I just finished reading Celeste Ng’s book, Little Fires Everywhere. It was recommended to me by multiple sources. First (and most-directly), my friend Jason recommended it to me. Our mutual friend Stephanie was indirectly involved as the one who originally recommended the book to Jason. And the thing that finally pushed me over the edge is that my wife, Marci, coincidentally borrowed the book from the library. So: I started the book a couple of weeks ago, but then I zoomed through the last two-thirds of the book in a couple of days over the Thanksgiving break.

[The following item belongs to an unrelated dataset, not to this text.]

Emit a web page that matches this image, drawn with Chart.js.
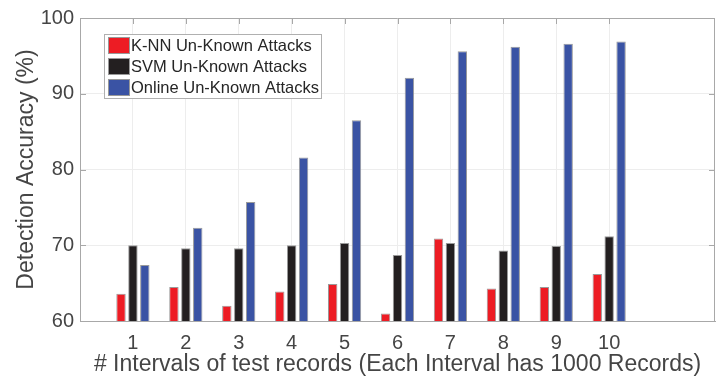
<!DOCTYPE html>
<html>
<head>
<meta charset="utf-8">
<script src="https://cdn.jsdelivr.net/npm/chart.js@4"></script>
<style>
  body { margin: 0; background: #fff; }
  canvas { display: block; }
</style>
</head>
<body>
<canvas id="accChart" width="717" height="378"></canvas>
<script>
// values
const intervals = [1, 2, 3, 4, 5, 6, 7, 8, 9, 10];
const knnAcc    = [63.6, 64.5, 62.0, 63.9, 64.9, 61.0, 70.9, 64.3, 64.5, 66.2];
const svmAcc    = [70.0, 69.6, 69.6, 70.0, 70.3, 68.7, 70.3, 69.3, 69.9, 71.2];
const onlineAcc = [67.4, 72.3, 75.7, 81.6, 86.5, 92.1, 95.6, 96.2, 96.6, 96.9];
const yTicks    = [60, 70, 80, 90, 100];

const FONT = "'Liberation Sans', Arial, sans-serif";
const axisCol = "#a8a8a8";
const textCol = "#454545";

Chart.defaults.font.family = FONT;
Chart.defaults.color = textCol;

const pts = arr => intervals.map((x,i)=>({x:x, y:arr[i]}));

// MATLAB style box, inward ticks and the legend inside the axes
const boxPlugin = {
  id: "box",
  afterDraw(chart) {
    const {ctx, chartArea: a, scales: {x, y}} = chart;
    const tl = 6;
    ctx.save();
    ctx.strokeStyle = axisCol;
    ctx.lineWidth = 1;
    ctx.beginPath();
    ctx.moveTo(a.left, a.top+0.5); ctx.lineTo(a.right, a.top+0.5);
    ctx.moveTo(a.right-0.5, a.top); ctx.lineTo(a.right-0.5, a.bottom);
    x.ticks.forEach(t=>{
      const px = Math.round(x.getPixelForValue(t.value))+0.5;
      ctx.moveTo(px, a.top); ctx.lineTo(px, a.top+tl);
    });
    y.ticks.forEach(t=>{
      const py = Math.round(y.getPixelForValue(t.value))+0.5;
      ctx.moveTo(a.left, py); ctx.lineTo(a.left+tl, py);
      ctx.moveTo(a.right, py); ctx.lineTo(a.right-tl, py);
    });
    ctx.stroke();

    // legend
    const lx = a.left+24, ly = a.top+16, lw = 217, lh = 64;
    ctx.fillStyle = "#fff";
    ctx.fillRect(lx, ly, lw, lh);
    ctx.strokeStyle = "#b0b0b0";
    ctx.strokeRect(lx+0.5, ly+0.5, lw, lh);
    ctx.font = "16.5px " + FONT;
    ctx.textBaseline = "middle";
    chart.data.datasets.forEach((ds,i)=>{
      const cy = ly + 11 + i*21;
      ctx.fillStyle = ds.backgroundColor;
      ctx.fillRect(lx+4, cy-8, 21, 16);
      ctx.strokeStyle = "#999";
      ctx.strokeRect(lx+4.5, cy-7.5, 21, 16);
      ctx.fillStyle = "#262626";
      ctx.fillText(ds.label, lx+27, cy+1);
    });
    ctx.restore();
  }
};

new Chart(document.getElementById("accChart"), {
  type: "bar",
  data: {
    datasets: [
      { label: "K-NN Un-Known Attacks",   data: pts(knnAcc),    backgroundColor: "#ed1c24" },
      { label: "SVM Un-Known Attacks",    data: pts(svmAcc),    backgroundColor: "#231f20" },
      { label: "Online Un-Known Attacks", data: pts(onlineAcc), backgroundColor: "#3a53a4" }
    ]
  },
  options: {
    responsive: false,
    animation: false,
    layout: { padding: { top: 7, right: 2, left: 0, bottom: 0 } },
    datasets: {
      bar: { categoryPercentage: 0.675, barPercentage: 0.79, borderWidth: 1, borderColor: "#9a9a9a" }
    },
    plugins: { legend: { display: false }, tooltip: { enabled: false } },
    scales: {
      x: {
        type: "linear", min: 0, max: 12, offset: false,
        afterBuildTicks: s => { s.ticks = intervals.map(v=>({value:v})); },
        afterFit: s => { s.height = 57; },
        grid: { color: "#ededed", drawTicks: false, offset: false },
        border: { color: axisCol },
        ticks: { font: { size: 20 }, padding: 10, color: textCol },
        title: { display: true, text: "# Intervals of test records (Each Interval has 1000 Records)",
                 font: { size: 23 }, padding: 0, color: textCol }
      },
      y: {
        min: 60, max: 100,
        afterBuildTicks: s => { s.ticks = yTicks.map(v=>({value:v})); },
        afterFit: s => { s.width = 80; },
        grid: { color: "#ededed", drawTicks: false },
        border: { color: axisCol },
        ticks: { font: { size: 20 }, padding: 6, color: textCol },
        title: { display: true, text: "Detection Accuracy (%)",
                 font: { size: 23 }, padding: { top: 13, bottom: 0 }, color: textCol }
      }
    }
  },
  plugins: [boxPlugin]
});
</script>
</body>
</html>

The most unique aspect of the book, in my opinion, was its setting: the Cleveland suburb of Shaker Heights. Setting the story in Shaker Heights was significant because it was designed to be a model, Utopian community — one of the earliest progenitors of suburban society. But while everything looks pretty and put-together on the outside, the inner lives of the characters were in turmoil.
The action of the story centers around two families. One family is an affluent, established family who’s lived in Shaker Heights for generations. The other family is new to the community. They start their lives over every few months, carrying all their earthly possessions with them from place to place in a Volkswagen Rabbit. The two families become intertwined through friendship, romance, business, and secrets.
I appreciated the way that the book dealt with themes of power, immigration, grief, and the especially-complicated issues of abortion and adoption. Thought-provoking social commentary was written into almost every page, but it didn’t feel heavy-handed. It made me think.
I look forward to reading more of Ng’s books in the future.